First on the agenda for Saturday morning was the Campus Representatives meeting. Outgoing Membership and Volunteers Officer Michelle Patriquin invited all campus representatives to discuss topics such as Rally Week and other concerns they might have. Campus reps from around the world talked about the possibility of extending Rally Week into two weeks and creating a set time frame for Rally Week during the fall and spring semesters to give campus reps more advance notice. A European representative also suggested creating welcome packets translated into different languages for prospective international representatives.
Later on Saturday morning, attendees were treated to award addresses given by RISE Award and Student Research Award recipients. The RISE Award winners, whose research focused on socially and economically underrepresented populations, discussed topics ranging from spatial abilities in instructional media to stereotypes associated with being single. The year’s recipients were Tegan B. Garland, Arizona State University, Bridget R. Jeter, East Tennessee State University; Ethan H. Mereish, Boston College; and Gal Slonim, University of Haifa, Israel. The Student Research Awards recognize outstanding student research, and the 2012 recipients presented an impressive body of work on topics such as opting into healthcare procedures or the connections between emotions. This year’s recipients were Joëlle Jobin, Concordia University, Canada; Trishna Narula, Emory University; Madeleine L. Werhane, University of Puget Sound; and Roger C. McIntosh, Florida Atlantic University.

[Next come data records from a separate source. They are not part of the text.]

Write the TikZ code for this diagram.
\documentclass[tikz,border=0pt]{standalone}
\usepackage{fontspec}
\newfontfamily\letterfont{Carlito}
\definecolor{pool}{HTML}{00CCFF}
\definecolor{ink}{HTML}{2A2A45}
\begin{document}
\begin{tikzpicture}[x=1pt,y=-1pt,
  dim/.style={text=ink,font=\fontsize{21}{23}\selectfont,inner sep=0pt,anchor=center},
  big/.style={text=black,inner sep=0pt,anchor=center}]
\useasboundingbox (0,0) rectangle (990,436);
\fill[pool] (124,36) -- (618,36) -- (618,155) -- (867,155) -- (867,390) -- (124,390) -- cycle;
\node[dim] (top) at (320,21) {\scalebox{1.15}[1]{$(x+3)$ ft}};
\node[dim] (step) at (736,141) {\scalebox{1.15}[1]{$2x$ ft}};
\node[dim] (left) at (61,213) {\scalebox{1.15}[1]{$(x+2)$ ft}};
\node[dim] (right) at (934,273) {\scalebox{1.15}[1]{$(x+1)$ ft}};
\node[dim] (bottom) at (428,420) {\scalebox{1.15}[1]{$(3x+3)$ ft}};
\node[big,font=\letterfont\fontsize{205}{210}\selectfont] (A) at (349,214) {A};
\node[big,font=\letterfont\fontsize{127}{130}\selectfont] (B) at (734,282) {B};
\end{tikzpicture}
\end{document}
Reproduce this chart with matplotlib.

The final event on the APSSC convention calendar was one of the most exciting: the Champions of Psychological Science event. Students had a chance to meet informally with distinguished investigators to discuss research, graduate school, and tips for being a successful psychological scientist. This year’s event was the largest ever, with eleven champions: David H. Barlow, Boston University; Roy F. Baumeister, Florida State University; Margaret Beale Spencer, University of Chicago; Richard G. Heimberg, Temple University; James S. Jackson, University of Michigan; APS President Douglas L. Medin, Northwestern University; Brenda Milner, McGill University, Canada; Henry L. Roediger, III, Washington University in St. Louis; Barry Schwartz, Swarthmore College; Joseph E. Steinmetz, The Ohio State University; and social psychologist and writer Carol A. Tavris. Students lined up all the way down the hall to get in, and many of the discussions lasted well beyond the event.
Thanks to the panelist and chairs who volunteered their time and energy, this year’s APSSC events were a hit, and the APSSC Executive Board is looking forward to hosting more student affiliates next year in Washington, DC.